Key Takeaways
- Stress usually comes from trying to do everything at once.
- Give yourself "buffer time" – things always take longer than you think.
- Keep all your planning in one place, not scattered across sticky notes and texts.
- Take a 10-minute break before guests arrive to reset.
Why We Freak Out
Two Thanksgivings ago, I hosted 18 people in my apartment. I’d never cooked for more than 6. By 2 PM — three hours before anyone was supposed to arrive — I was standing in my kitchen in sweatpants, surrounded by grocery bags I hadn’t unpacked, trying to remember if I’d bought enough ice.
I hadn’t.
That day was chaos. But the party itself? People said it was the best Friendsgiving they’d been to. Not because I had it all figured out, but because I’d accidentally stumbled onto a few systems that kept the whole thing from collapsing.
I’ve refined those systems since. Here’s what actually works.
The 1.3x Rule
Whatever you think you need, multiply by 1.3. Time, food, ice, seating, napkins — everything.
- Think you need 2 hours to cook? Plan for 2.5.
- 20 guests confirmed? Buy food for 26.
- 3 bags of ice? Get 4.
This isn’t pessimism. It’s physics. Things take longer than you expect. People bring plus-ones you didn’t plan for. Ice melts faster than you think when it’s sitting in a cooler in a warm apartment.
The 1.3x buffer costs maybe $20–$40 extra. It buys you sanity.

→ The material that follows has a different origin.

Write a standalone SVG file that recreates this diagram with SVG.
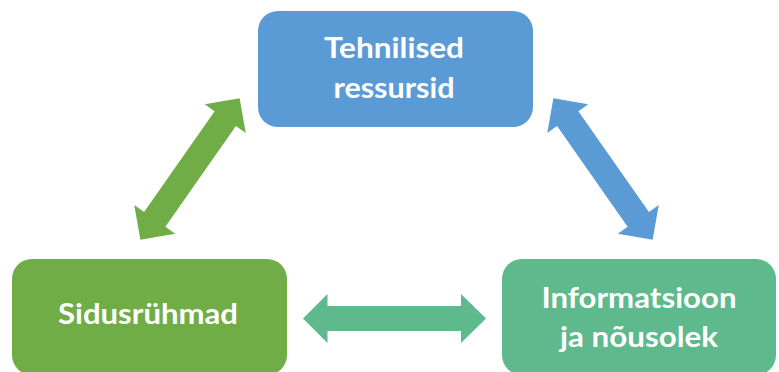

The Pre-Game: 24 Hours Before
The biggest lesson from my Friendsgiving disaster: the party is won or lost the day before, not the day of.
The night before, I now do everything I can:
- Set up tables and chairs
- Prep any food that keeps (marinades, dips, desserts)
- Set out plates, cups, napkins, and serving utensils
- Create a “station” — one area where all drinks and food will live
- Put out trash cans in every room (the invisible MVP)
By party morning, the only things left should be: cook the hot food, buy ice, and get dressed at least 30 minutes before arrival time.
The One Source of Truth
My Friendsgiving fell apart because everything was in different places: guests in a group chat, shopping list in Notes, menu in my head, dietary restrictions scattered across 6 different text conversations.
Now I put everything in LOMAevents the moment I decide to host. Guest list with RSVP status. Shopping list. Timeline. Budget. Dietary notes captured automatically when people RSVP. When I’m standing in the grocery store at 10 AM wondering “wait, is Sarah’s boyfriend gluten-free or just lactose intolerant?” — I open one app and know.
The power isn’t the app itself. It’s having one single place where everything lives. Your brain is terrible at holding 47 details. Don’t make it try.
The 30-Minute Buffer
This is non-negotiable: be fully ready 30 minutes before the first guest arrives. Food out. Music on. Lights dimmed. You’re dressed, holding a drink, doing nothing.
Those 30 minutes are the difference between a stressed host and a relaxed one. And guests take emotional cues from the host. If you’re calm, they’re calm. If you’re frantic, they feel like they’re in the way.
At my last party, a friend arrived 20 minutes early. I was already ready, drink in hand, music playing. She said “wow, you’re so chill.” I wasn’t chill. I was just early.
Assign One Job to One Person
You don’t have to do everything alone. The secret is asking for specific help, not general help.
- Bad: “Can you help out?”
- Good: “Can you be in charge of keeping the drink cooler full? The backup ice is in the freezer.”
One person owns the music. One person refills ice. One person takes coats. You cook and greet. That’s it. Everyone knows their job. Nobody is standing around asking “what can I do?”
What I Know Now
The best parties aren’t the perfectly planned ones. They’re the ones where the host is present, the food is decent, and nobody had to stress about logistics. The systems I’ve built — the 1.3x buffer, the pre-game prep, the single source of truth — exist so I can forget about them during the party and just be there.
That’s the whole trick. Plan hard so you can relax harder.